EXERCISE
Each line below either holds the string "page" or doesn't. Count those that do and give only the number.

MATERIAL PROVIDED

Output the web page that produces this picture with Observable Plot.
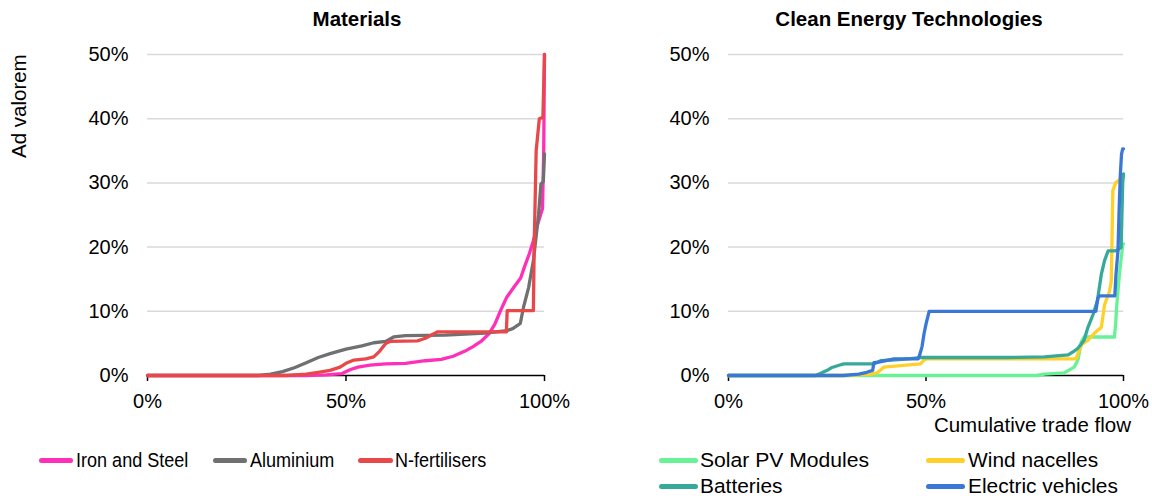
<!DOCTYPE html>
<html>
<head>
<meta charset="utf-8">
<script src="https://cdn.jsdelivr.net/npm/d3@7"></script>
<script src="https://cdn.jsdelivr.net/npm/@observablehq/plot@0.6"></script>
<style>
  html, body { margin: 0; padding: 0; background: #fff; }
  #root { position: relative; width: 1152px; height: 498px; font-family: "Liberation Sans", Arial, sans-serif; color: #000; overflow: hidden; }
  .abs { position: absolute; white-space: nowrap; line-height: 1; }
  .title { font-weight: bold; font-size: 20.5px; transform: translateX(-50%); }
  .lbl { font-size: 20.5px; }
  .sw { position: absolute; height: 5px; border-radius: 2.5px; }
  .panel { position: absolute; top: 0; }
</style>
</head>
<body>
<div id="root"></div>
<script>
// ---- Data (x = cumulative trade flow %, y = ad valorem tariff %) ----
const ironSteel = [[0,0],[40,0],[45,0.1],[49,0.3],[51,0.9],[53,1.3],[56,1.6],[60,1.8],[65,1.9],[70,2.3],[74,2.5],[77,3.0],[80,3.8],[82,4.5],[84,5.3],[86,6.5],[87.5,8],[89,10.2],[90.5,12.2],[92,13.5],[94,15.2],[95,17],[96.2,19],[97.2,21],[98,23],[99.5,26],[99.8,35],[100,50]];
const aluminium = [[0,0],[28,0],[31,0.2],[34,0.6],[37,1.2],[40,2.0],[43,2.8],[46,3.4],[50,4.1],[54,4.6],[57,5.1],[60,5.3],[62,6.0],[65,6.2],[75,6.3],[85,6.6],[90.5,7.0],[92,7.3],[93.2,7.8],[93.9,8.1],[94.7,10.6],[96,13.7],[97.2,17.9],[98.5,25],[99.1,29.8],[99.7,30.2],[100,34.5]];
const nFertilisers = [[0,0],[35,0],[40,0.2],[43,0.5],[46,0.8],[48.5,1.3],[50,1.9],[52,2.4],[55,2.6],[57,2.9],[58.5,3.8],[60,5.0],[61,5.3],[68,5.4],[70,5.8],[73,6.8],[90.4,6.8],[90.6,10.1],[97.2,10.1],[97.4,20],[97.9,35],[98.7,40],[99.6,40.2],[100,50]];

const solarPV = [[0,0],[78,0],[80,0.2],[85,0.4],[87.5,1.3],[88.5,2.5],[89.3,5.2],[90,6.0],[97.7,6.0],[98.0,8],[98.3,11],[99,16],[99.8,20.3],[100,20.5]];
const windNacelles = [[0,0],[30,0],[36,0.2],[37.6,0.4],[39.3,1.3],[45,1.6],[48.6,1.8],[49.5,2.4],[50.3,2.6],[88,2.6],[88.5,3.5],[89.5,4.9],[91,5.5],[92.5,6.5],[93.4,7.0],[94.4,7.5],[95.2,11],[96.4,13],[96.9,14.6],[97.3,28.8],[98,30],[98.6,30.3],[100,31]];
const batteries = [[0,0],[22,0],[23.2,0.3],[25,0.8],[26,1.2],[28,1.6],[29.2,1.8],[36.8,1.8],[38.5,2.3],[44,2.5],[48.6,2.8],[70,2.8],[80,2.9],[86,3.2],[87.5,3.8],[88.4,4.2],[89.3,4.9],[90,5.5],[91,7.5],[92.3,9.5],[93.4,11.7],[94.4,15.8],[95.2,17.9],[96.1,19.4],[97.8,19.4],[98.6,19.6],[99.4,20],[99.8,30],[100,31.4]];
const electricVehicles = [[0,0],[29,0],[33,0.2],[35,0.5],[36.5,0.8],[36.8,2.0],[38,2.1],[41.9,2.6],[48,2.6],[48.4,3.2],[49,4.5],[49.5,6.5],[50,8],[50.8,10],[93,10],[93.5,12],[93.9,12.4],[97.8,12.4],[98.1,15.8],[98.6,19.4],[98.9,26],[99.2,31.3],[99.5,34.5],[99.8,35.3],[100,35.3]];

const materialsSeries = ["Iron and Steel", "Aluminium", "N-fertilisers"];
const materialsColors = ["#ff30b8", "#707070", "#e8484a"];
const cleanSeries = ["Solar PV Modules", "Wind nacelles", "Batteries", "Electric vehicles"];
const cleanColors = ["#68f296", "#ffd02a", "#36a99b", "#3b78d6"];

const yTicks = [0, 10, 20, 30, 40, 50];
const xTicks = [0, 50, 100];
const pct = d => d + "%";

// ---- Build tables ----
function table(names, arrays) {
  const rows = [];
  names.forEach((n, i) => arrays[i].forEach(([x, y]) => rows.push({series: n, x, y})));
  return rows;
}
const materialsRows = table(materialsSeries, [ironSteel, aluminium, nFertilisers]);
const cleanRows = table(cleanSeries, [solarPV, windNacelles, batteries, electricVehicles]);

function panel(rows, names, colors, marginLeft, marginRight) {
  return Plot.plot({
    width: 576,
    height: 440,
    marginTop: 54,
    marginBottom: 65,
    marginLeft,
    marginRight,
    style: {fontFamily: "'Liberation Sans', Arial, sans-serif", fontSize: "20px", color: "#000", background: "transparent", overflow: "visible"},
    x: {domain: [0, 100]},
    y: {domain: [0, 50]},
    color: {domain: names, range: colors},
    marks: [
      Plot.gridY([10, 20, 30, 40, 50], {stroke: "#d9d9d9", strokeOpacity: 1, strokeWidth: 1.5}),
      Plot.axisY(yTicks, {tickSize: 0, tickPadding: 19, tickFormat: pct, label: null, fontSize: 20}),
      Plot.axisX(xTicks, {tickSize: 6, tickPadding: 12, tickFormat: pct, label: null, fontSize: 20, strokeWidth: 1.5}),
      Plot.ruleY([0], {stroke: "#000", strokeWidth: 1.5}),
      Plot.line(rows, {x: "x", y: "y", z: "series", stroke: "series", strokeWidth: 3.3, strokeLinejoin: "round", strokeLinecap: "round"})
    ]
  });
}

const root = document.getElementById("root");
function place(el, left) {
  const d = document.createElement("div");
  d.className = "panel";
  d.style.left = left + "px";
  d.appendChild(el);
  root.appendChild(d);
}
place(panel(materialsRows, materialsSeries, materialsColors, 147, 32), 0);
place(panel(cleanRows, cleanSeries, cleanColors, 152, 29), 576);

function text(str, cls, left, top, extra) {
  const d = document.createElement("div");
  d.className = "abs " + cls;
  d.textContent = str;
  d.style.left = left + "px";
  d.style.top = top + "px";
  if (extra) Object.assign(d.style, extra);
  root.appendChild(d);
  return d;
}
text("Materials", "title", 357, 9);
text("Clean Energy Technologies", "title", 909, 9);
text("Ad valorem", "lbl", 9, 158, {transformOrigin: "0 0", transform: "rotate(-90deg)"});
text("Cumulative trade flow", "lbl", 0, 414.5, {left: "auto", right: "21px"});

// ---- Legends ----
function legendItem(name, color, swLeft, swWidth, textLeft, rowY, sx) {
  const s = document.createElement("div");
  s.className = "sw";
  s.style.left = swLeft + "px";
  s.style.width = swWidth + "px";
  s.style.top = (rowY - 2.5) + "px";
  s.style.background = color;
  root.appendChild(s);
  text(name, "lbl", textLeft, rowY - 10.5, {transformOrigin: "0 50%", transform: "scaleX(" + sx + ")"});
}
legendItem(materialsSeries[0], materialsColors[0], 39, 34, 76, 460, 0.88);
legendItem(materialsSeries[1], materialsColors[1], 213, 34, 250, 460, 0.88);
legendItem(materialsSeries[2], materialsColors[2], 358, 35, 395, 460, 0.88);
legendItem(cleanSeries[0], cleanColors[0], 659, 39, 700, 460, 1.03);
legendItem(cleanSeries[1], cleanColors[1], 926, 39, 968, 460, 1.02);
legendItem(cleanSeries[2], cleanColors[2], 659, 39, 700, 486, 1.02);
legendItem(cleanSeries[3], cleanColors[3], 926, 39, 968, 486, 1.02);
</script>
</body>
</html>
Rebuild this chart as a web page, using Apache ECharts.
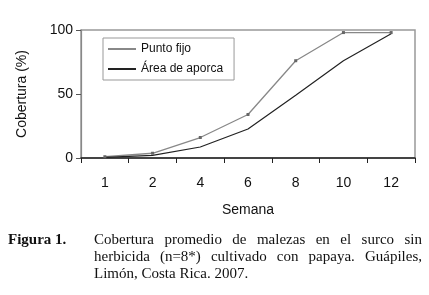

EXERCISE RESULT
2